Theresienstadt was an important instrument within the Nazi propaganda machine. It was chosen as the location to host a visit from the International Red Cross in June 1944, during which the ghetto was ‘beautified’ to deceive the visitors. To this end, the Nazis also shot a revealing documentary in 1944 for external audiences, which depicts the inmates in Theresienstadt working contentedly on nearby farms and participating in recreational activities.

A women’s barrack in Theresienstadt
Credit: USHMM


Inmates in the Theresienstadt ghetto were allowed to receive packages and also send postcards to friends and relatives. The postcards had to be written in German and were heavily censored. Some people sent secret messages within their postcards to let the outside world know what was happening or to ask for assistance.

Postcards from Theresienstadt

The postcards in our archive were mainly written by Hugo Friedmann to a family friend. Hugo, his wife Hilde, and their children, Hans Georg and Liselotte, were deported from Vienna to Theresienstadt on 9th October 1942. Some of the postcards are also written by Hilde.

In one postcard written by Hugo on 4th November 1943. He thanks his friend for a recent package of bread and toothbrushes and informs them that the family are well. He also gives an insight into life within the ghetto:

“I have much work in the local cultural life as a librarian and art historian with lectures and guidance, also [I] have much success as author of art historian poetry.”

These postcards not only reveal glimpses of life within the ghetto, but they also offer us insight into the bureaucracy of the Nazi regime. A formal receipt was issued for every postcard. The receipt below has been signed by Hugo, above the postage image showing Hitler’s image.

After Theresienstadt

The Friedmann family were deported from Theresienstadt to Auschwitz-Birkenau sometime in 1944. Hilde and Liselotte were killed in Auschwitz, and Hans Georg died in Dachau on 18th April 1945. Hugo was murdered in the Holocaust, the date of his death is recorded as 15th January 1945.

Family photo’s of the Friedmann family.

How did we receive these valuable and rare postcards within our archives?  Tom Kubie, a nephew of Hilde, escaped Nazi persecution and came to Britain with his parents, siblings and maternal grandparents in 1939. While in Britain, Tom’s father was able to help move his sister, Else, and her son to safety.
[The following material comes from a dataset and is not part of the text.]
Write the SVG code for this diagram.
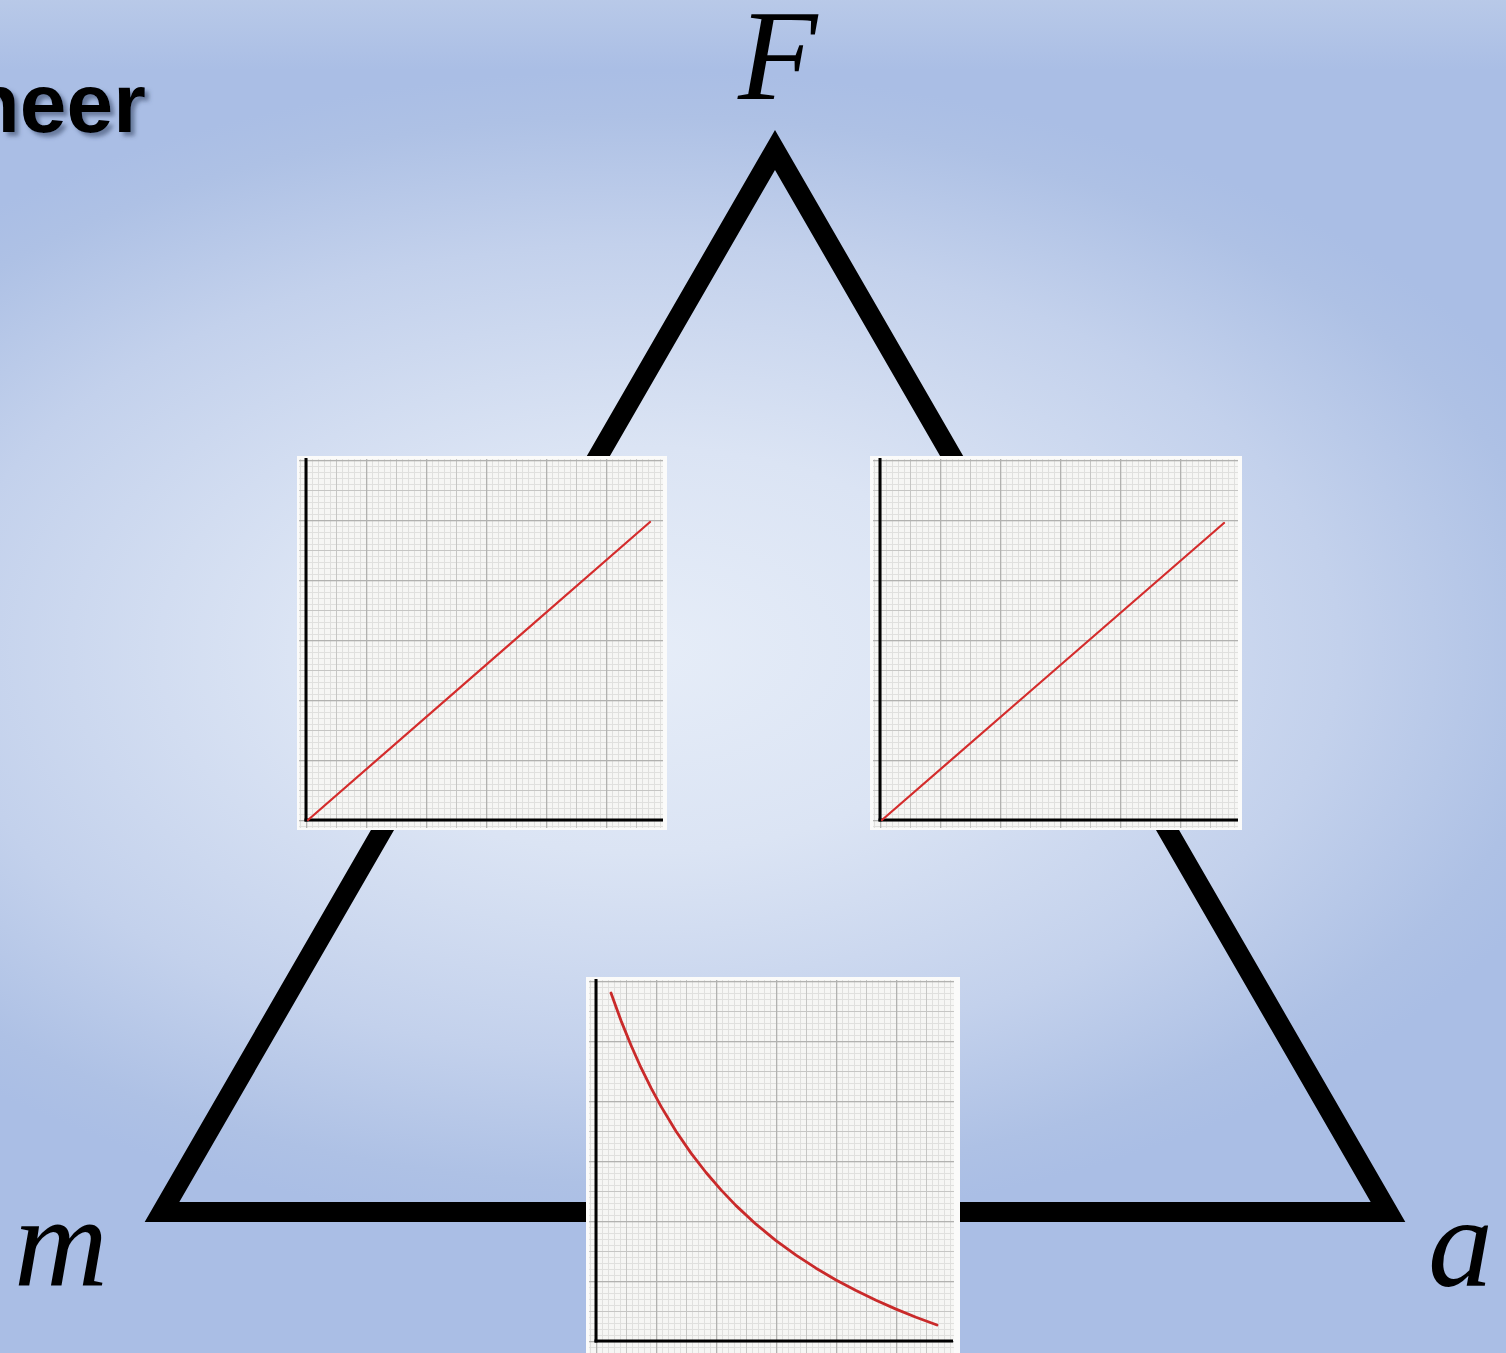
<svg xmlns="http://www.w3.org/2000/svg" width="1506" height="1353" viewBox="0 0 1506 1353">
<defs>
<radialGradient id="bg" gradientUnits="userSpaceOnUse" cx="640" cy="650" r="1000" gradientTransform="translate(640 650) scale(1 0.58) translate(-640 -650)">
<stop offset="0" stop-color="#e6edf8"/>
<stop offset="0.35" stop-color="#dbe4f4"/>
<stop offset="0.7" stop-color="#c3d1ec"/>
<stop offset="0.92" stop-color="#aec1e5"/>
<stop offset="1" stop-color="#aabee5"/>
</radialGradient>
<linearGradient id="topband" x1="0" y1="0" x2="0" y2="1">
<stop offset="0" stop-color="#bccce9" stop-opacity="0.8"/>
<stop offset="1" stop-color="#bccce9" stop-opacity="0"/>
</linearGradient>
<pattern id="grid" patternUnits="userSpaceOnUse" x="0" y="0" width="60" height="60">
<rect width="60" height="60" fill="#f6f6f4"/>
<g fill="#e0e0de">
<rect x="6" y="0" width="1" height="60"/><rect x="12" y="0" width="1" height="60"/><rect x="18" y="0" width="1" height="60"/><rect x="24" y="0" width="1" height="60"/>
<rect x="36" y="0" width="1" height="60"/><rect x="42" y="0" width="1" height="60"/><rect x="48" y="0" width="1" height="60"/><rect x="54" y="0" width="1" height="60"/>
<rect y="6" x="0" height="1" width="60"/><rect y="12" x="0" height="1" width="60"/><rect y="18" x="0" height="1" width="60"/><rect y="24" x="0" height="1" width="60"/>
<rect y="36" x="0" height="1" width="60"/><rect y="42" x="0" height="1" width="60"/><rect y="48" x="0" height="1" width="60"/><rect y="54" x="0" height="1" width="60"/>
</g>
<g fill="#c6c6c4">
<rect x="30" y="0" width="1" height="60"/><rect y="30" x="0" height="1" width="60"/>
</g>
<g fill="#b2b2b0">
<rect x="0" y="0" width="1.3" height="60"/><rect y="0" x="0" height="1.3" width="60"/>
</g>
</pattern>
<filter id="shadow" x="-10%" y="-20%" width="130%" height="150%">
<feGaussianBlur in="SourceAlpha" stdDeviation="2"/>
<feOffset dx="4" dy="4" result="b"/>
<feFlood flood-color="#3a4a6a" flood-opacity="0.6"/>
<feComposite in2="b" operator="in"/>
<feMerge><feMergeNode/><feMergeNode in="SourceGraphic"/></feMerge>
</filter>
<style>
.lbl{font-family:"Liberation Serif","Times New Roman",serif;font-style:italic;font-size:130px;fill:#000}
.ax{stroke:#000;stroke-width:3;fill:none}
.red{stroke:#d42c2c;stroke-width:2.2;fill:none;stroke-linecap:round;stroke-linejoin:round}
.curve{stroke:#c92a2a;stroke-width:2.8}
</style>
</defs>
<rect width="1506" height="1353" fill="#aabee5"/>
<rect width="1506" height="1353" fill="url(#bg)"/>
<rect width="1506" height="70" fill="url(#topband)"/>
<text x="146" y="132" text-anchor="end" font-family="'Liberation Sans',Arial,sans-serif" font-weight="bold" font-size="84" fill="#000" filter="url(#shadow)">neer</text>
<g id="connectors">
<polygon points="775,150 162,1212 1388,1212" fill="none" stroke="#000" stroke-width="20" stroke-linejoin="miter" stroke-miterlimit="10"/>
</g>
<g id="label-F"><text class="lbl" x="738" y="99">F</text></g>
<g id="label-m"><text class="lbl" x="14" y="1286">m</text></g>
<g id="label-a"><text class="lbl" x="1428" y="1286">a</text></g>
<g id="graph-Fm" transform="translate(306 820)">
<rect x="-9" y="-364" width="370" height="374" fill="#fbfbfa"/>
<rect x="-7" y="-361" width="364" height="369" fill="url(#grid)"/>
<line class="ax" x1="0" y1="-362" x2="0" y2="1.5"/>
<line class="ax" x1="-1.5" y1="0" x2="357" y2="0"/>
<line class="red" x1="2" y1="0" x2="344" y2="-298"/>
</g>
<g id="graph-Fa" transform="translate(880 820)">
<rect x="-10" y="-364" width="372" height="374" fill="#fbfbfa"/>
<rect x="-7" y="-361" width="365" height="369" fill="url(#grid)"/>
<line class="ax" x1="0" y1="-362" x2="0" y2="1.5"/>
<line class="ax" x1="-1.5" y1="0" x2="358" y2="0"/>
<line class="red" x1="2" y1="0" x2="344" y2="-297"/>
</g>
<g id="graph-ma" transform="translate(596 1341)">
<rect x="-10" y="-364" width="374" height="376" fill="#fbfbfa"/>
<rect x="-7" y="-361" width="365" height="373" fill="url(#grid)"/>
<line class="ax" x1="0" y1="-362" x2="0" y2="1.5"/>
<line class="ax" x1="-1.5" y1="0" x2="357" y2="0"/>
<polyline class="red curve" points="15,-348 25,-320.4 35,-295.7 45,-273.3 55,-253.1 65,-234.6 80,-209.8 95,-187.9 110,-168.5 125,-151.1 140,-135.4 160,-116.8 180,-100.4 200,-85.8 220,-72.8 240,-61 260,-50.4 280,-40.7 300,-31.9 320,-23.8 341,-16"/>
</g>
</svg>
After the war ended Else returned to Vienna, Austria to retrieve surviving family possessions. The postcards were still with the family friend who had been the recipient of the wartime exchanges, and Else was able to retrieve them. They were then passed to Otto, Tom’s father. Along with the Friedmann family, over half of Tom’s family did not survive the Holocaust, including his paternal grandparents.